# Directive:
Restate, exactly and only, the lines from the first through the line containing "const cx = d => x(d) + x.bandwidth() / 2;".
-- Begin Dataset excerpt --
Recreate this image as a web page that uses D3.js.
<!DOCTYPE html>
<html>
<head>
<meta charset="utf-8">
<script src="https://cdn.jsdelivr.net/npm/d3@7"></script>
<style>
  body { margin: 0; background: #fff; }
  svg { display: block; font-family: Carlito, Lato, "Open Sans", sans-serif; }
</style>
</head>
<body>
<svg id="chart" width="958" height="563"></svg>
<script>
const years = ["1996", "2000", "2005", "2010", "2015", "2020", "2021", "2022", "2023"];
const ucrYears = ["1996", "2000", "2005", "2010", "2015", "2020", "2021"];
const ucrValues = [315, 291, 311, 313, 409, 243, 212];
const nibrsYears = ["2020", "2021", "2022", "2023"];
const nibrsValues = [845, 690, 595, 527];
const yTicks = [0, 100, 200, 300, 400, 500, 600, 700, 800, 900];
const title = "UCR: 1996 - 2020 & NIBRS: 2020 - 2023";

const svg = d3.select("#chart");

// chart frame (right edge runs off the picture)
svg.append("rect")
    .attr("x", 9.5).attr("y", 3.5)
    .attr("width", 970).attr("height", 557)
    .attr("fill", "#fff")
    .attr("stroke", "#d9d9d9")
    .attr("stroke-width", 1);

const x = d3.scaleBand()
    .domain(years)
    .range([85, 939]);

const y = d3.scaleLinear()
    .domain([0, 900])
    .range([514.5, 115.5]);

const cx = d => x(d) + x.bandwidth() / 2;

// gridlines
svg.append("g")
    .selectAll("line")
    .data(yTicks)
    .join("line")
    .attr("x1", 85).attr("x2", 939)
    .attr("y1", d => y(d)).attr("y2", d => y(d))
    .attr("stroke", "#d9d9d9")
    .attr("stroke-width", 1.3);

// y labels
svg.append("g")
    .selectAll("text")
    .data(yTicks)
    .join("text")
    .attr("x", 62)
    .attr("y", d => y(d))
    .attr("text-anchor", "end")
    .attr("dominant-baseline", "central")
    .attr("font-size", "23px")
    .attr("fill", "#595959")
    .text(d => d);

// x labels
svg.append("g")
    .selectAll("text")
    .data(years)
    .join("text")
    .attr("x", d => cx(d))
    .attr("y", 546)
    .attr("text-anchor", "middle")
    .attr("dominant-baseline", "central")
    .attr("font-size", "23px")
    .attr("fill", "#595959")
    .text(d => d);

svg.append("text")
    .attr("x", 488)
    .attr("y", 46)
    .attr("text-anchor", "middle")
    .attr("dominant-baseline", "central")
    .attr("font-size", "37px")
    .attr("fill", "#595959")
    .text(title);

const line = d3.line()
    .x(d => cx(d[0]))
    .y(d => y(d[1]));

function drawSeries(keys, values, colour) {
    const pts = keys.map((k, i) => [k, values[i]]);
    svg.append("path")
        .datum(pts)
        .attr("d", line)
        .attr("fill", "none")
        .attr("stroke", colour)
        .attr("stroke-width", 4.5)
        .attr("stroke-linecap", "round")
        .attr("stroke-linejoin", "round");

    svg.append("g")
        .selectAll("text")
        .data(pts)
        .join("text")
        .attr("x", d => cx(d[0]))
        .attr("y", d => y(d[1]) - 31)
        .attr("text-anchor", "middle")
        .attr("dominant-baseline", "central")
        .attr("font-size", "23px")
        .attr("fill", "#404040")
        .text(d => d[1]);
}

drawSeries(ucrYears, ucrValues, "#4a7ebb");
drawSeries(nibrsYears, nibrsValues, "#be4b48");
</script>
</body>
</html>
-- End Dataset excerpt --
# Solution to the problem:
Recreate this image as a web page that uses D3.js.
<!DOCTYPE html>
<html>
<head>
<meta charset="utf-8">
<script src="https://cdn.jsdelivr.net/npm/d3@7"></script>
<style>
  body { margin: 0; background: #fff; }
  svg { display: block; font-family: Carlito, Lato, "Open Sans", sans-serif; }
</style>
</head>
<body>
<svg id="chart" width="958" height="563"></svg>
<script>
const years = ["1996", "2000", "2005", "2010", "2015", "2020", "2021", "2022", "2023"];
const ucrYears = ["1996", "2000", "2005", "2010", "2015", "2020", "2021"];
const ucrValues = [315, 291, 311, 313, 409, 243, 212];
const nibrsYears = ["2020", "2021", "2022", "2023"];
const nibrsValues = [845, 690, 595, 527];
const yTicks = [0, 100, 200, 300, 400, 500, 600, 700, 800, 900];
const title = "UCR: 1996 - 2020 & NIBRS: 2020 - 2023";

const svg = d3.select("#chart");

// chart frame (right edge runs off the picture)
svg.append("rect")
    .attr("x", 9.5).attr("y", 3.5)
    .attr("width", 970).attr("height", 557)
    .attr("fill", "#fff")
    .attr("stroke", "#d9d9d9")
    .attr("stroke-width", 1);

const x = d3.scaleBand()
    .domain(years)
    .range([85, 939]);

const y = d3.scaleLinear()
    .domain([0, 900])
    .range([514.5, 115.5]);

const cx = d => x(d) + x.bandwidth() / 2;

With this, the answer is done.